Two years ago, my buddy Aaron and I spotted a snowy peak from the highway. We pulled over.
“Do you think we can get up there?” he asked me.
“No. That looks way too hard.” I said.
When I got home, I googled it. It was just a two or three day hike. No mountaineering skills required. (Which was good, because we had none.)
We made plans to go back up island and give it a go a few weeks later.
It had been quite the struggle to get all our overnight gear up to the camping spot.
Although I tried to make Aaron pack light, he snuck a fifth of vodka in a GLASS bottle past me. At least he shared it with everyone at the campsite.
And on day two, we made it to the summit!
What a gorgeous mountain!
Unfortunately, heading back down was rather unpleasant and difficult with our big overnight bags on the steep and challenging trails.
I felt totally exhausted by the end of it.
We had tackled roughly the same elevation change as the standard route up Mt. Baker.
On our way, I we ran into a middle-aged woman doing Kings Peak as a day trip. And by ran into, I mean she was totally zooming to pass us and I made her stop and answer my questions.
How was she doing this alone? How was she doing this as a day trip? How was she so fast?
I am sure she does not remember me. But seeing her inspired a new chapter of my life in the mountains. Maybe I could be like her too some day…
Fast forward two years
Last weekend, my friend Natalia and I made it to the summit of Kings Peak in 5.5 hours. Round trip with a leisurely lunch at the summit was 11 hours. Day trip, complete.
Kings Peak has the best view on the island. You can see so many of the mountains, which now feel like old friends.
We spent a long time on the summit. I just kept thinking about all the trips I’ve done and all the people I’ve spent time with out here. And all the trips that are yet to come.
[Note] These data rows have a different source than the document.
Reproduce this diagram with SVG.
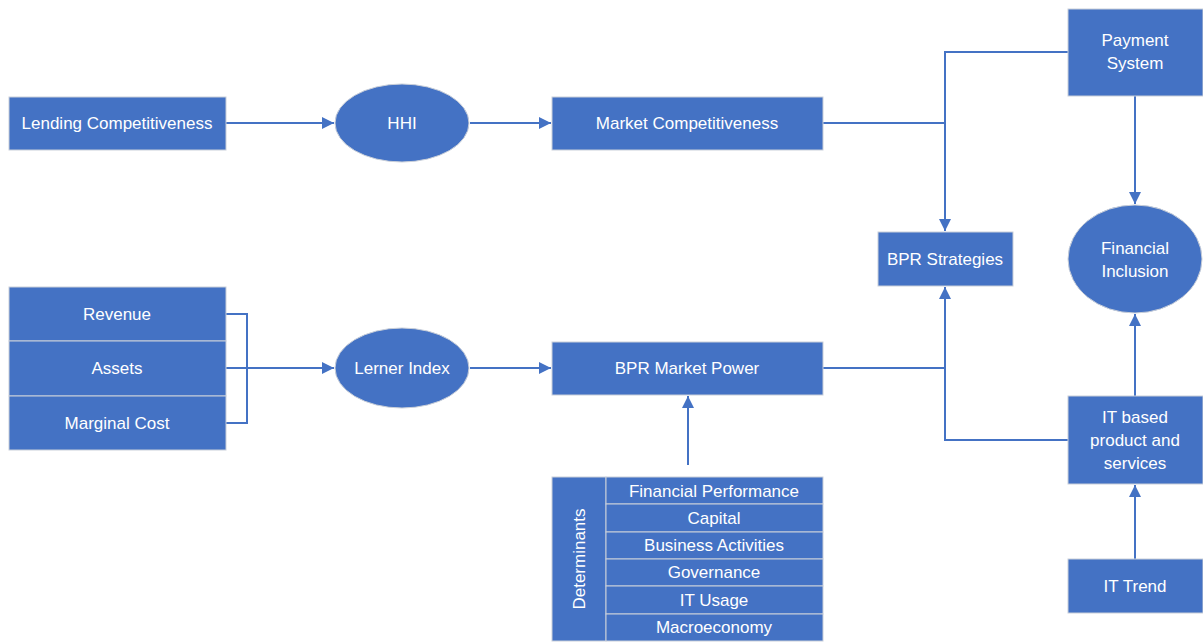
<svg xmlns="http://www.w3.org/2000/svg" width="1203" height="642" viewBox="0 0 1203 642">
<style>
.box{fill:#4472C4;stroke:#C9CFD9;stroke-width:1}
.cell{fill:#4472C4;stroke:#C9CFD9;stroke-width:1}
.t{font-family:"Liberation Sans",Arial,sans-serif;font-size:17px;fill:#FFFFFF;text-anchor:middle}
.c{fill:none;stroke:#4472C4;stroke-width:2}
</style>
<defs>
<marker id="arr" markerWidth="12" markerHeight="12" refX="12" refY="6" orient="auto" markerUnits="userSpaceOnUse">
<path d="M0,0 L12,6 L0,12 Z" fill="#4472C4"/>
</marker>
</defs>
<rect width="1203" height="642" fill="#FFFFFF"/>
<g id="connectors">
<path class="c" d="M226,123 H334" marker-end="url(#arr)"/>
<path class="c" d="M470,123 H551" marker-end="url(#arr)"/>
<path class="c" d="M823,123 H945"/>
<path class="c" d="M1068,52 H945 V231" marker-end="url(#arr)"/>
<path class="c" d="M1135,96 V204" marker-end="url(#arr)"/>
<path class="c" d="M226,314 H247 V423 H226"/>
<path class="c" d="M226,368 H334" marker-end="url(#arr)"/>
<path class="c" d="M470,368 H551" marker-end="url(#arr)"/>
<path class="c" d="M823,368 H945"/>
<path class="c" d="M1068,440 H945 V287" marker-end="url(#arr)"/>
<path class="c" d="M1135,396 V314" marker-end="url(#arr)"/>
<path class="c" d="M1135,559 V485" marker-end="url(#arr)"/>
<path class="c" d="M688,465 V396" marker-end="url(#arr)"/>
</g>
<g id="lending">
<rect class="box" x="9" y="97" width="217" height="53"/>
<text class="t" x="117" y="123" dy="0.35em">Lending Competitiveness</text>
</g>
<g id="hhi">
<ellipse class="box" cx="402" cy="123" rx="67" ry="39"/>
<text class="t" x="402" y="123" dy="0.35em">HHI</text>
</g>
<g id="market-competitiveness">
<rect class="box" x="552" y="97" width="271" height="53"/>
<text class="t" x="687" y="123" dy="0.35em">Market Competitiveness</text>
</g>
<g id="payment-system">
<rect class="box" x="1068" y="9" width="135" height="87"/>
<text class="t" x="1135" y="40" dy="0.35em">Payment</text>
<text class="t" x="1135" y="63" dy="0.35em">System</text>
</g>
<g id="bpr-strategies">
<rect class="box" x="878" y="232" width="135" height="54"/>
<text class="t" x="945" y="259" dy="0.35em">BPR Strategies</text>
</g>
<g id="financial-inclusion">
<ellipse class="box" cx="1135" cy="259" rx="67" ry="54"/>
<text class="t" x="1135" y="248" dy="0.35em">Financial</text>
<text class="t" x="1135" y="271" dy="0.35em">Inclusion</text>
</g>
<g id="inputs">
<rect class="cell" x="9" y="287" width="217" height="54"/>
<text class="t" x="117" y="314" dy="0.35em">Revenue</text>
<rect class="cell" x="9" y="341" width="217" height="55"/>
<text class="t" x="117" y="368" dy="0.35em">Assets</text>
<rect class="cell" x="9" y="396" width="217" height="54"/>
<text class="t" x="117" y="423" dy="0.35em">Marginal Cost</text>
</g>
<g id="lerner">
<ellipse class="box" cx="402" cy="368" rx="67" ry="40"/>
<text class="t" x="402" y="368" dy="0.35em">Lerner Index</text>
</g>
<g id="bpr-market-power">
<rect class="box" x="552" y="342" width="271" height="53"/>
<text class="t" x="687" y="368" dy="0.35em">BPR Market Power</text>
</g>
<g id="it-based">
<rect class="box" x="1068" y="396" width="135" height="88"/>
<text class="t" x="1135" y="417" dy="0.35em">IT based</text>
<text class="t" x="1135" y="440" dy="0.35em">product and</text>
<text class="t" x="1135" y="463" dy="0.35em">services</text>
</g>
<g id="it-trend">
<rect class="box" x="1068" y="559" width="135" height="54"/>
<text class="t" x="1135" y="586" dy="0.35em">IT Trend</text>
</g>
<g id="determinants">
<rect class="cell" x="552" y="477" width="54" height="164"/>
<text class="t" x="579" y="559" dy="0.35em" transform="rotate(-90 579 559)">Determinants</text>
<rect class="cell" x="606" y="477" width="217" height="27"/>
<text class="t" x="714" y="491" dy="0.35em">Financial Performance</text>
<rect class="cell" x="606" y="504" width="217" height="28"/>
<text class="t" x="714" y="518" dy="0.35em">Capital</text>
<rect class="cell" x="606" y="532" width="217" height="27"/>
<text class="t" x="714" y="545" dy="0.35em">Business Activities</text>
<rect class="cell" x="606" y="559" width="217" height="27"/>
<text class="t" x="714" y="572" dy="0.35em">Governance</text>
<rect class="cell" x="606" y="586" width="217" height="28"/>
<text class="t" x="714" y="600" dy="0.35em">IT Usage</text>
<rect class="cell" x="606" y="614" width="217" height="27"/>
<text class="t" x="714" y="627" dy="0.35em">Macroeconomy</text>
</g>
</svg>
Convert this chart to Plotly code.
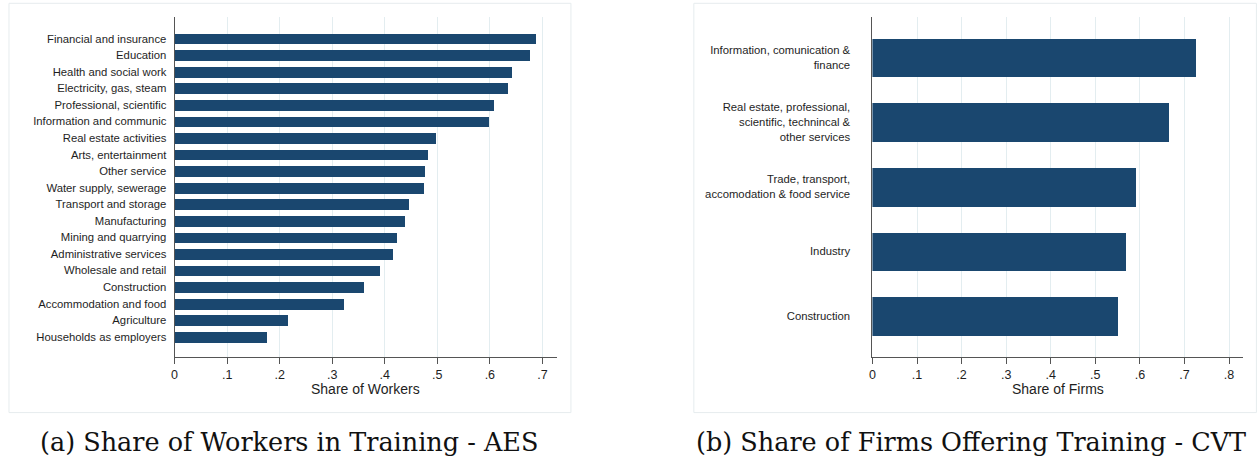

Tips for making your next adventure a safe one
This type of undertaking is not a beginner trip. Nothing wrong with giving it a go, but know what time you need to turn around and make sure you have enough energy to get back safely.
Even if you are going fast and light, you must bring the 10 essentials. This includes warm clothes, even in the summer).
Leave a detailed trip plan with someone who will call 911 if you don’t come home on time.